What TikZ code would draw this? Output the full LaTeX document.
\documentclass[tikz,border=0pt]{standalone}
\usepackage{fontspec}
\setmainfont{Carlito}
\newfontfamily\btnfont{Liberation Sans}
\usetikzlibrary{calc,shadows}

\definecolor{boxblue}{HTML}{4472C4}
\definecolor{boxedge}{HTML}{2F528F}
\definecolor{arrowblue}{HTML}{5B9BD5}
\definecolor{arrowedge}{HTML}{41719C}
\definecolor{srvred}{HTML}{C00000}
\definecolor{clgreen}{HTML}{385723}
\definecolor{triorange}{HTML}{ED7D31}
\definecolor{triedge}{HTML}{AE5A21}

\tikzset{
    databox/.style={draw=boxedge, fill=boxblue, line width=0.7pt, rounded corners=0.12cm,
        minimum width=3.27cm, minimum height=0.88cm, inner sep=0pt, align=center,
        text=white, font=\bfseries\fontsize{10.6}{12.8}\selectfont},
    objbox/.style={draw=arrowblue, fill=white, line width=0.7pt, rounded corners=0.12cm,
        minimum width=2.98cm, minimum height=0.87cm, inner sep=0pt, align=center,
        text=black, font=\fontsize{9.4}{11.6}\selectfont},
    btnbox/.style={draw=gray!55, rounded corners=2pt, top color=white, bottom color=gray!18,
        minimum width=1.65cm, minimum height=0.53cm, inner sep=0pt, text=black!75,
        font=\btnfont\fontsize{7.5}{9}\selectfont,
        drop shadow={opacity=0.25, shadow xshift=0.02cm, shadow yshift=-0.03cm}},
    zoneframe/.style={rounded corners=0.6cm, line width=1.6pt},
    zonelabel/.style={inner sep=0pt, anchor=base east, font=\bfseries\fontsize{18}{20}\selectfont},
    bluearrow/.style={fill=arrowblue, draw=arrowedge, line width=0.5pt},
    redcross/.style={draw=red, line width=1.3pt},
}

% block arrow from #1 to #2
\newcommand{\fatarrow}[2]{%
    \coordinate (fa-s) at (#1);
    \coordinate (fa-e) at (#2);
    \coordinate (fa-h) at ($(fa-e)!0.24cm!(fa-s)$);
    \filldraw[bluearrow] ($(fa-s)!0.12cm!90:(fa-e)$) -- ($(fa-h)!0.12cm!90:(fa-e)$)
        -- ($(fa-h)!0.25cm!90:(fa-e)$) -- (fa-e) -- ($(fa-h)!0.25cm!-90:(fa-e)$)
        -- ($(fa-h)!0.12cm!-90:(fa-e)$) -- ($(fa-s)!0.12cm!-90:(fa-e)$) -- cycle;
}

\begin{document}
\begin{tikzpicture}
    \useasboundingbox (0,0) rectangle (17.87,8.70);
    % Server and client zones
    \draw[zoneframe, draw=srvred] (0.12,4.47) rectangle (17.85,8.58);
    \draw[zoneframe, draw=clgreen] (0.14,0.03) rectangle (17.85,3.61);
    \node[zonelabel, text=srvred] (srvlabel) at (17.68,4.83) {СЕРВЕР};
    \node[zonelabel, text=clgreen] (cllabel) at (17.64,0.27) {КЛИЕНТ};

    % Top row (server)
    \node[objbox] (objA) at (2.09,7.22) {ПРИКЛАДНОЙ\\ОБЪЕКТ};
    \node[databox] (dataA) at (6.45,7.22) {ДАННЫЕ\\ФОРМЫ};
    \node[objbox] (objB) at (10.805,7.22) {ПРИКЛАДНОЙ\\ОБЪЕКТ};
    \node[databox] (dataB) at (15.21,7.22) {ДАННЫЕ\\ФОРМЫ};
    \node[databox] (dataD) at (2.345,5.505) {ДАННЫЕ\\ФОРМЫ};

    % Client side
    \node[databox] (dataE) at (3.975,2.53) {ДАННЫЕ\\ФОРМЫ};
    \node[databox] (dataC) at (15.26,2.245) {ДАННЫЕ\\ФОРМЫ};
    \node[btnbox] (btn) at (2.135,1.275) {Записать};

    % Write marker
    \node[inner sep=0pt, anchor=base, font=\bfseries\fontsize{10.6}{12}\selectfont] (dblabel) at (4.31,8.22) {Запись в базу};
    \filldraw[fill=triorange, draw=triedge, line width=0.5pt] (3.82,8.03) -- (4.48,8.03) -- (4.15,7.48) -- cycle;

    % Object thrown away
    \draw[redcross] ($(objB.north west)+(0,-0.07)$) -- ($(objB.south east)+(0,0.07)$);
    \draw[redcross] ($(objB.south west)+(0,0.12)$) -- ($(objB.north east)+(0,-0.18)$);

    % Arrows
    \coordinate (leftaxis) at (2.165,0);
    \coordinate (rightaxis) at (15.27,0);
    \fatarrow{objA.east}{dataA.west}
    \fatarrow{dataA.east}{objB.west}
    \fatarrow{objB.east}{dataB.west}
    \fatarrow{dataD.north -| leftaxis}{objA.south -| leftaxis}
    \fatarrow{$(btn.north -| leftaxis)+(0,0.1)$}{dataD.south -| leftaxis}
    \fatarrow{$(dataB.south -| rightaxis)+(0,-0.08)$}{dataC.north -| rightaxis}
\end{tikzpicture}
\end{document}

• [Stated problem]: All of the lines above need to be given again exactly.

• [Response]:
What TikZ code would draw this? Output the full LaTeX document.
\documentclass[tikz,border=0pt]{standalone}
\usepackage{fontspec}
\setmainfont{Carlito}
\newfontfamily\btnfont{Liberation Sans}
\usetikzlibrary{calc,shadows}

\definecolor{boxblue}{HTML}{4472C4}
\definecolor{boxedge}{HTML}{2F528F}
\definecolor{arrowblue}{HTML}{5B9BD5}
\definecolor{arrowedge}{HTML}{41719C}
\definecolor{srvred}{HTML}{C00000}
\definecolor{clgreen}{HTML}{385723}
\definecolor{triorange}{HTML}{ED7D31}
\definecolor{triedge}{HTML}{AE5A21}

\tikzset{
    databox/.style={draw=boxedge, fill=boxblue, line width=0.7pt, rounded corners=0.12cm,
        minimum width=3.27cm, minimum height=0.88cm, inner sep=0pt, align=center,
        text=white, font=\bfseries\fontsize{10.6}{12.8}\selectfont},
    objbox/.style={draw=arrowblue, fill=white, line width=0.7pt, rounded corners=0.12cm,
        minimum width=2.98cm, minimum height=0.87cm, inner sep=0pt, align=center,
        text=black, font=\fontsize{9.4}{11.6}\selectfont},
    btnbox/.style={draw=gray!55, rounded corners=2pt, top color=white, bottom color=gray!18,
        minimum width=1.65cm, minimum height=0.53cm, inner sep=0pt, text=black!75,
        font=\btnfont\fontsize{7.5}{9}\selectfont,
        drop shadow={opacity=0.25, shadow xshift=0.02cm, shadow yshift=-0.03cm}},
    zoneframe/.style={rounded corners=0.6cm, line width=1.6pt},
    zonelabel/.style={inner sep=0pt, anchor=base east, font=\bfseries\fontsize{18}{20}\selectfont},
    bluearrow/.style={fill=arrowblue, draw=arrowedge, line width=0.5pt},
    redcross/.style={draw=red, line width=1.3pt},
}

% block arrow from #1 to #2
\newcommand{\fatarrow}[2]{%
    \coordinate (fa-s) at (#1);
    \coordinate (fa-e) at (#2);
    \coordinate (fa-h) at ($(fa-e)!0.24cm!(fa-s)$);
    \filldraw[bluearrow] ($(fa-s)!0.12cm!90:(fa-e)$) -- ($(fa-h)!0.12cm!90:(fa-e)$)
        -- ($(fa-h)!0.25cm!90:(fa-e)$) -- (fa-e) -- ($(fa-h)!0.25cm!-90:(fa-e)$)
        -- ($(fa-h)!0.12cm!-90:(fa-e)$) -- ($(fa-s)!0.12cm!-90:(fa-e)$) -- cycle;
}

\begin{document}
\begin{tikzpicture}
    \useasboundingbox (0,0) rectangle (17.87,8.70);
    % Server and client zones
    \draw[zoneframe, draw=srvred] (0.12,4.47) rectangle (17.85,8.58);
    \draw[zoneframe, draw=clgreen] (0.14,0.03) rectangle (17.85,3.61);
    \node[zonelabel, text=srvred] (srvlabel) at (17.68,4.83) {СЕРВЕР};
    \node[zonelabel, text=clgreen] (cllabel) at (17.64,0.27) {КЛИЕНТ};

    % Top row (server)
    \node[objbox] (objA) at (2.09,7.22) {ПРИКЛАДНОЙ\\ОБЪЕКТ};
    \node[databox] (dataA) at (6.45,7.22) {ДАННЫЕ\\ФОРМЫ};
    \node[objbox] (objB) at (10.805,7.22) {ПРИКЛАДНОЙ\\ОБЪЕКТ};
    \node[databox] (dataB) at (15.21,7.22) {ДАННЫЕ\\ФОРМЫ};
    \node[databox] (dataD) at (2.345,5.505) {ДАННЫЕ\\ФОРМЫ};

    % Client side
    \node[databox] (dataE) at (3.975,2.53) {ДАННЫЕ\\ФОРМЫ};
    \node[databox] (dataC) at (15.26,2.245) {ДАННЫЕ\\ФОРМЫ};
    \node[btnbox] (btn) at (2.135,1.275) {Записать};

    % Write marker
    \node[inner sep=0pt, anchor=base, font=\bfseries\fontsize{10.6}{12}\selectfont] (dblabel) at (4.31,8.22) {Запись в базу};
    \filldraw[fill=triorange, draw=triedge, line width=0.5pt] (3.82,8.03) -- (4.48,8.03) -- (4.15,7.48) -- cycle;

    % Object thrown away
    \draw[redcross] ($(objB.north west)+(0,-0.07)$) -- ($(objB.south east)+(0,0.07)$);
    \draw[redcross] ($(objB.south west)+(0,0.12)$) -- ($(objB.north east)+(0,-0.18)$);

    % Arrows
    \coordinate (leftaxis) at (2.165,0);
    \coordinate (rightaxis) at (15.27,0);
    \fatarrow{objA.east}{dataA.west}
    \fatarrow{dataA.east}{objB.west}
    \fatarrow{objB.east}{dataB.west}
    \fatarrow{dataD.north -| leftaxis}{objA.south -| leftaxis}
    \fatarrow{$(btn.north -| leftaxis)+(0,0.1)$}{dataD.south -| leftaxis}
    \fatarrow{$(dataB.south -| rightaxis)+(0,-0.08)$}{dataC.north -| rightaxis}
\end{tikzpicture}
\end{document}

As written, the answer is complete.